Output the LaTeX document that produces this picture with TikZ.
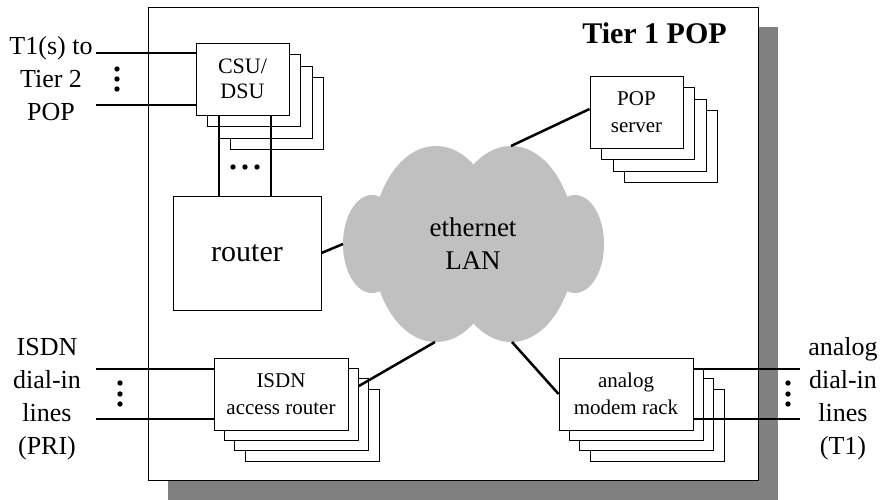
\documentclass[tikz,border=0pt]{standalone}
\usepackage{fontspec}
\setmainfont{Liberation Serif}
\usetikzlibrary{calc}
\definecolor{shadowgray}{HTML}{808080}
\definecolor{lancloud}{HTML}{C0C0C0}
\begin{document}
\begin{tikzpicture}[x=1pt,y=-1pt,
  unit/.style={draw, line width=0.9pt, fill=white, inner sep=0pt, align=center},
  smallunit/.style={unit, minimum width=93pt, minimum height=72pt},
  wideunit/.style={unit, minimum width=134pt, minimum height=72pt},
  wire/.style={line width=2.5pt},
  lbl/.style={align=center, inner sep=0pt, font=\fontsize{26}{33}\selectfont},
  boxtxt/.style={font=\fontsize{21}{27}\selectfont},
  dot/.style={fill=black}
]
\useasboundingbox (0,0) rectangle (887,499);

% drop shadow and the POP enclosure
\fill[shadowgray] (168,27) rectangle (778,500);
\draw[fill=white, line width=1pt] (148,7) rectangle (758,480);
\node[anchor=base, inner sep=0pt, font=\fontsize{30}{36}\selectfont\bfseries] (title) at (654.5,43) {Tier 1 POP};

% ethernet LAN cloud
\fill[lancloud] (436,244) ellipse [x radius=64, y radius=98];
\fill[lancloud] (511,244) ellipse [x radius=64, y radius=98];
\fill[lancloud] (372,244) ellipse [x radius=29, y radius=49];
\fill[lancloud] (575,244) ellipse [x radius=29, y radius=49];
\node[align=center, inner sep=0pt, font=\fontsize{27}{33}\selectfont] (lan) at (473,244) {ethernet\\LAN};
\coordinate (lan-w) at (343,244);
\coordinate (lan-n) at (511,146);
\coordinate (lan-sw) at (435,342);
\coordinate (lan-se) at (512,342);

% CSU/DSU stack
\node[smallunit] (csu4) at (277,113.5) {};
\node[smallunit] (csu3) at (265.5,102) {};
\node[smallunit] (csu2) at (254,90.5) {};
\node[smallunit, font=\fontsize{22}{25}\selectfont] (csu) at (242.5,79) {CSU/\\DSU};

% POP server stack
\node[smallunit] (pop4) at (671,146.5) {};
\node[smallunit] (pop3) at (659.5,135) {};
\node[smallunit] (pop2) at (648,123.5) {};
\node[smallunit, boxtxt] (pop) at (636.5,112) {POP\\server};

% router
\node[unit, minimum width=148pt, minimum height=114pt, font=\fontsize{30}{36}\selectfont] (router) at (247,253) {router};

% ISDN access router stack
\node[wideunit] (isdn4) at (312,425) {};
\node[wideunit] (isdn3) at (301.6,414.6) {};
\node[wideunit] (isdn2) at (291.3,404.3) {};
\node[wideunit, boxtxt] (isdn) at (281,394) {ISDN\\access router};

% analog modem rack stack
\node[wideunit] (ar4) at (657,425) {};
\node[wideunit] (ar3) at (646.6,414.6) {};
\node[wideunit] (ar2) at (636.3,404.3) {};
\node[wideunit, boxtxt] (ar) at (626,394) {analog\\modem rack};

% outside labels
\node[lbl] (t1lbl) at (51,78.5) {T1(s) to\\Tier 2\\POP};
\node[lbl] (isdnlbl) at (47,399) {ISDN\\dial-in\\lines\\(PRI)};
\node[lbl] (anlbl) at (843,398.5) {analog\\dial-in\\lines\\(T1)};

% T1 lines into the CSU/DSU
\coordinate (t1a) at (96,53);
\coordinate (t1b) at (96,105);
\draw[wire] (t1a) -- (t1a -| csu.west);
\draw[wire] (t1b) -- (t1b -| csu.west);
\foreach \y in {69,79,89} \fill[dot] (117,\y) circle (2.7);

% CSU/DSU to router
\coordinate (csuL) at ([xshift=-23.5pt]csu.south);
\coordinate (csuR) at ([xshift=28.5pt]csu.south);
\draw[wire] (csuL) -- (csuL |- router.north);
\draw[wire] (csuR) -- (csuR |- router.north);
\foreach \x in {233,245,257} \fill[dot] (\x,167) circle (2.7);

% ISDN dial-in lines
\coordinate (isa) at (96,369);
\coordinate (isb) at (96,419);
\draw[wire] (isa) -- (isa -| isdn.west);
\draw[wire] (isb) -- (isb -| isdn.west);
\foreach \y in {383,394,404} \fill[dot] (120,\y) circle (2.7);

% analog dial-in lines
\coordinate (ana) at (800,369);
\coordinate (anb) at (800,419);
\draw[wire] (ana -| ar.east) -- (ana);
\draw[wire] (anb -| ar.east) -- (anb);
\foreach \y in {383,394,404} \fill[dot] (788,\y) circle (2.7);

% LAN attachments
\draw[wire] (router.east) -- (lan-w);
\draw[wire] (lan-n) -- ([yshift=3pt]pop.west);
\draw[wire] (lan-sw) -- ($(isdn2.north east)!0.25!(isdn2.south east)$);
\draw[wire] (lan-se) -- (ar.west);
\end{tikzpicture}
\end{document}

☆ ☆ ☆ ☆ ☆

All the lines above are to be given again exactly as they read, with the pictures removed.

- **Final result**:
Output the LaTeX document that produces this picture with TikZ.
\documentclass[tikz,border=0pt]{standalone}
\usepackage{fontspec}
\setmainfont{Liberation Serif}
\usetikzlibrary{calc}
\definecolor{shadowgray}{HTML}{808080}
\definecolor{lancloud}{HTML}{C0C0C0}
\begin{document}
\begin{tikzpicture}[x=1pt,y=-1pt,
  unit/.style={draw, line width=0.9pt, fill=white, inner sep=0pt, align=center},
  smallunit/.style={unit, minimum width=93pt, minimum height=72pt},
  wideunit/.style={unit, minimum width=134pt, minimum height=72pt},
  wire/.style={line width=2.5pt},
  lbl/.style={align=center, inner sep=0pt, font=\fontsize{26}{33}\selectfont},
  boxtxt/.style={font=\fontsize{21}{27}\selectfont},
  dot/.style={fill=black}
]
\useasboundingbox (0,0) rectangle (887,499);

% drop shadow and the POP enclosure
\fill[shadowgray] (168,27) rectangle (778,500);
\draw[fill=white, line width=1pt] (148,7) rectangle (758,480);
\node[anchor=base, inner sep=0pt, font=\fontsize{30}{36}\selectfont\bfseries] (title) at (654.5,43) {Tier 1 POP};

% ethernet LAN cloud
\fill[lancloud] (436,244) ellipse [x radius=64, y radius=98];
\fill[lancloud] (511,244) ellipse [x radius=64, y radius=98];
\fill[lancloud] (372,244) ellipse [x radius=29, y radius=49];
\fill[lancloud] (575,244) ellipse [x radius=29, y radius=49];
\node[align=center, inner sep=0pt, font=\fontsize{27}{33}\selectfont] (lan) at (473,244) {ethernet\\LAN};
\coordinate (lan-w) at (343,244);
\coordinate (lan-n) at (511,146);
\coordinate (lan-sw) at (435,342);
\coordinate (lan-se) at (512,342);

% CSU/DSU stack
\node[smallunit] (csu4) at (277,113.5) {};
\node[smallunit] (csu3) at (265.5,102) {};
\node[smallunit] (csu2) at (254,90.5) {};
\node[smallunit, font=\fontsize{22}{25}\selectfont] (csu) at (242.5,79) {CSU/\\DSU};

% POP server stack
\node[smallunit] (pop4) at (671,146.5) {};
\node[smallunit] (pop3) at (659.5,135) {};
\node[smallunit] (pop2) at (648,123.5) {};
\node[smallunit, boxtxt] (pop) at (636.5,112) {POP\\server};

% router
\node[unit, minimum width=148pt, minimum height=114pt, font=\fontsize{30}{36}\selectfont] (router) at (247,253) {router};

% ISDN access router stack
\node[wideunit] (isdn4) at (312,425) {};
\node[wideunit] (isdn3) at (301.6,414.6) {};
\node[wideunit] (isdn2) at (291.3,404.3) {};
\node[wideunit, boxtxt] (isdn) at (281,394) {ISDN\\access router};

% analog modem rack stack
\node[wideunit] (ar4) at (657,425) {};
\node[wideunit] (ar3) at (646.6,414.6) {};
\node[wideunit] (ar2) at (636.3,404.3) {};
\node[wideunit, boxtxt] (ar) at (626,394) {analog\\modem rack};

% outside labels
\node[lbl] (t1lbl) at (51,78.5) {T1(s) to\\Tier 2\\POP};
\node[lbl] (isdnlbl) at (47,399) {ISDN\\dial-in\\lines\\(PRI)};
\node[lbl] (anlbl) at (843,398.5) {analog\\dial-in\\lines\\(T1)};

% T1 lines into the CSU/DSU
\coordinate (t1a) at (96,53);
\coordinate (t1b) at (96,105);
\draw[wire] (t1a) -- (t1a -| csu.west);
\draw[wire] (t1b) -- (t1b -| csu.west);
\foreach \y in {69,79,89} \fill[dot] (117,\y) circle (2.7);

% CSU/DSU to router
\coordinate (csuL) at ([xshift=-23.5pt]csu.south);
\coordinate (csuR) at ([xshift=28.5pt]csu.south);
\draw[wire] (csuL) -- (csuL |- router.north);
\draw[wire] (csuR) -- (csuR |- router.north);
\foreach \x in {233,245,257} \fill[dot] (\x,167) circle (2.7);

% ISDN dial-in lines
\coordinate (isa) at (96,369);
\coordinate (isb) at (96,419);
\draw[wire] (isa) -- (isa -| isdn.west);
\draw[wire] (isb) -- (isb -| isdn.west);
\foreach \y in {383,394,404} \fill[dot] (120,\y) circle (2.7);

% analog dial-in lines
\coordinate (ana) at (800,369);
\coordinate (anb) at (800,419);
\draw[wire] (ana -| ar.east) -- (ana);
\draw[wire] (anb -| ar.east) -- (anb);
\foreach \y in {383,394,404} \fill[dot] (788,\y) circle (2.7);

% LAN attachments
\draw[wire] (router.east) -- (lan-w);
\draw[wire] (lan-n) -- ([yshift=3pt]pop.west);
\draw[wire] (lan-sw) -- ($(isdn2.north east)!0.25!(isdn2.south east)$);
\draw[wire] (lan-se) -- (ar.west);
\end{tikzpicture}
\end{document}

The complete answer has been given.